TASK BRIEF: Beginning with the first line, set down every line through the one containing "279.8 - 93.6]);", exactly as it appears, but not the pictures.

DATASET EXCERPTS:
────────────────────────────────────────

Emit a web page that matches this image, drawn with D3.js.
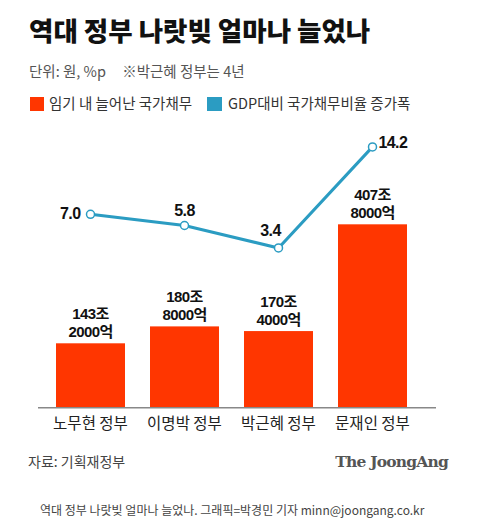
<!DOCTYPE html>
<html><head><meta charset="utf-8">
<script src="https://cdn.jsdelivr.net/npm/d3@7"></script>
<style>
html,body{margin:0;padding:0;background:#fff;}
svg{display:block;font-family:'Noto Sans CJK KR','Noto Sans',sans-serif;}
</style></head>
<body>
<svg id="chart" width="489" height="525"></svg>
<script>
const categories = ["노무현 정부", "이명박 정부", "박근혜 정부", "문재인 정부"];
const debtValues = [143.2, 180.8, 170.4, 407.8];
const debtLine1 = ["143조", "180조", "170조", "407조"];
const debtLine2 = ["2000억", "8000억", "4000억", "8000억"];
const ratioValues = [7.0, 5.8, 3.4, 14.2];
const ratioLabels = ["7.0", "5.8", "3.4", "14.2"];

const RED = "#ff3600", BLUE = "#2b9cc2";
const NUMFONT = "'Liberation Sans','Noto Sans CJK KR',sans-serif";
const svg = d3.select("#chart");

// titles
svg.append("text").attr("x", 29).attr("y", 41).attr("font-size", 26.5).attr("font-weight", 900)
  .attr("fill", "#111").text("역대 정부 나랏빚 얼마나 늘었나");
svg.append("text").attr("x", 29).attr("y", 77).attr("font-size", 14.5).attr("fill", "#555")
  .attr("xml:space", "preserve").text("단위: 원, %p     ※박근혜 정부는 4년");

// legend
svg.append("rect").attr("x", 30).attr("y", 97).attr("width", 14).attr("height", 14).attr("fill", RED);
svg.append("text").attr("x", 49).attr("y", 109).attr("font-size", 14.5).attr("fill", "#333").text("임기 내 늘어난 국가채무");
svg.append("rect").attr("x", 207).attr("y", 97).attr("width", 15).attr("height", 14).attr("fill", BLUE);
svg.append("text").attr("x", 228).attr("y", 109).attr("font-size", 14.5).attr("fill", "#333").text("GDP대비 국가채무비율 증가폭");

// scales
const x = d3.scaleBand().domain(categories).range([56, 407]).paddingInner(0.266).paddingOuter(0);
const baseY = 407.7;
const yBar = d3.scaleLinear().domain([0, 400]).range([baseY, baseY - 400 * 0.4497]);
const yLine = d3.scaleLinear().domain([0, 10]).range([279.8, 279.8 - 93.6]);

// bars
svg.selectAll("rect.bar").data(debtValues).join("rect").attr("class", "bar")
  .attr("x", (d, i) => x(categories[i]))
  .attr("width", x.bandwidth())
  .attr("y", d => yBar(d))
  .attr("height", d => baseY - yBar(d))
  .attr("fill", RED);

// axis baseline
const axis = d3.axisBottom(x).tickSize(0).tickPadding(10);
const gAxis = svg.append("g").attr("transform", `translate(0,${baseY})`).call(axis);
gAxis.select(".domain").attr("d", `M38,0H436`).attr("stroke", "#888").attr("stroke-width", 1.5);
gAxis.selectAll(".tick text").attr("font-size", 15.5).attr("fill", "#222")
  .attr("font-family", "'Noto Sans CJK KR',sans-serif").attr("dy", "0.72em");

// bar labels
const lbl = svg.append("g").attr("font-size", 15).attr("font-weight", 700).attr("fill", "#111")
  .attr("font-family", NUMFONT).attr("text-anchor", "middle").attr("letter-spacing", -0.6);
debtValues.forEach((d, i) => {
  const cx = x(categories[i]) + x.bandwidth() / 2;
  lbl.append("text").attr("x", cx).attr("y", yBar(d) - 24).text(debtLine1[i]);
  lbl.append("text").attr("x", cx).attr("y", yBar(d) - 6).text(debtLine2[i]);
});

// line
const pts = ratioValues.map((v, i) => [x(categories[i]) + x.bandwidth() / 2, yLine(v)]);
svg.append("path").attr("d", d3.line()(pts)).attr("fill", "none").attr("stroke", BLUE).attr("stroke-width", 3);
svg.selectAll("circle.pt").data(pts).join("circle").attr("class", "pt")
  .attr("cx", d => d[0]).attr("cy", d => d[1]).attr("r", 4)
  .attr("fill", "#fff").attr("stroke", BLUE).attr("stroke-width", 1.5);

const lblPos = [
  { dx: -10, dy: 5, anchor: "end" },
  { dx: 0, dy: -10, anchor: "middle" },
  { dx: -8, dy: -12, anchor: "middle" },
  { dx: 6, dy: 1, anchor: "start" }
];
const lineLbl = svg.append("g").attr("font-size", 16).attr("font-weight", 700).attr("fill", "#111")
  .attr("font-family", NUMFONT).attr("letter-spacing", -0.6);
pts.forEach((p, i) => {
  lineLbl.append("text").attr("x", p[0] + lblPos[i].dx).attr("y", p[1] + lblPos[i].dy)
    .attr("text-anchor", lblPos[i].anchor).text(ratioLabels[i]);
});

// source & brand
svg.append("text").attr("x", 28).attr("y", 467).attr("font-size", 14).attr("fill", "#444").text("자료: 기획재정부");
svg.append("text").attr("x", 448).attr("y", 467).attr("text-anchor", "end").attr("font-size", 15.5)
  .attr("font-weight", 700).attr("font-family", "'DejaVu Serif','Liberation Serif',serif").attr("fill", "#555")
  .attr("letter-spacing", -0.8).text("The JoongAng");
svg.append("text").attr("x", 40).attr("y", 515).attr("font-size", 12).attr("fill", "#444")
  .text("역대 정부 나랏빚 얼마나 늘었나. 그래픽=박경민 기자 minn@joongang.co.kr");
</script>
</body></html>
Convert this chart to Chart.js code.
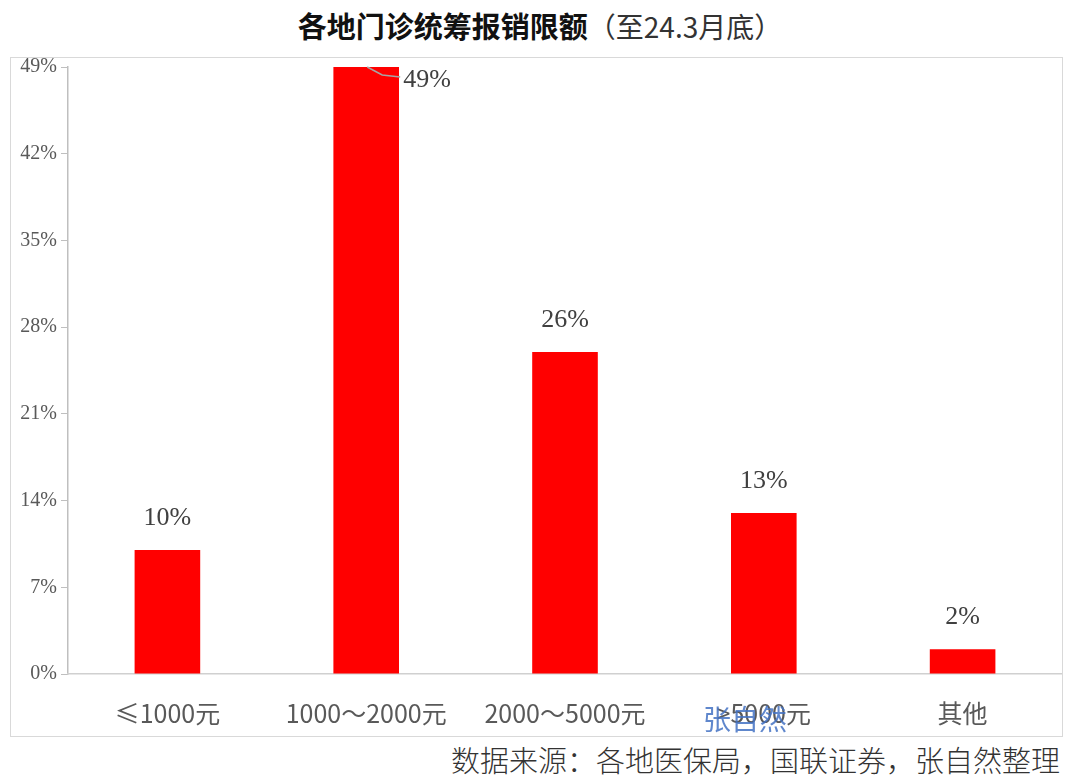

────────────────────────────────────────

TASK OUTPUT:
Emit a web page that matches this image, drawn with D3.js.
<!DOCTYPE html>
<html><head><meta charset="utf-8">
<script src="https://cdn.jsdelivr.net/npm/d3@7"></script>
<style>
html,body{margin:0;padding:0;background:#fff;}
svg{display:block;font-family:'Noto Sans CJK KR','Noto Sans',sans-serif;}
</style></head>
<body>
<svg id="chart" width="489" height="525"></svg>
<script>
const categories = ["노무현 정부", "이명박 정부", "박근혜 정부", "문재인 정부"];
const debtValues = [143.2, 180.8, 170.4, 407.8];
const debtLine1 = ["143조", "180조", "170조", "407조"];
const debtLine2 = ["2000억", "8000억", "4000억", "8000억"];
const ratioValues = [7.0, 5.8, 3.4, 14.2];
const ratioLabels = ["7.0", "5.8", "3.4", "14.2"];

const RED = "#ff3600", BLUE = "#2b9cc2";
const NUMFONT = "'Liberation Sans','Noto Sans CJK KR',sans-serif";
const svg = d3.select("#chart");

// titles
svg.append("text").attr("x", 29).attr("y", 41).attr("font-size", 26.5).attr("font-weight", 900)
  .attr("fill", "#111").text("역대 정부 나랏빚 얼마나 늘었나");
svg.append("text").attr("x", 29).attr("y", 77).attr("font-size", 14.5).attr("fill", "#555")
  .attr("xml:space", "preserve").text("단위: 원, %p     ※박근혜 정부는 4년");

// legend
svg.append("rect").attr("x", 30).attr("y", 97).attr("width", 14).attr("height", 14).attr("fill", RED);
svg.append("text").attr("x", 49).attr("y", 109).attr("font-size", 14.5).attr("fill", "#333").text("임기 내 늘어난 국가채무");
svg.append("rect").attr("x", 207).attr("y", 97).attr("width", 15).attr("height", 14).attr("fill", BLUE);
svg.append("text").attr("x", 228).attr("y", 109).attr("font-size", 14.5).attr("fill", "#333").text("GDP대비 국가채무비율 증가폭");

// scales
const x = d3.scaleBand().domain(categories).range([56, 407]).paddingInner(0.266).paddingOuter(0);
const baseY = 407.7;
const yBar = d3.scaleLinear().domain([0, 400]).range([baseY, baseY - 400 * 0.4497]);
const yLine = d3.scaleLinear().domain([0, 10]).range([279.8, 279.8 - 93.6]);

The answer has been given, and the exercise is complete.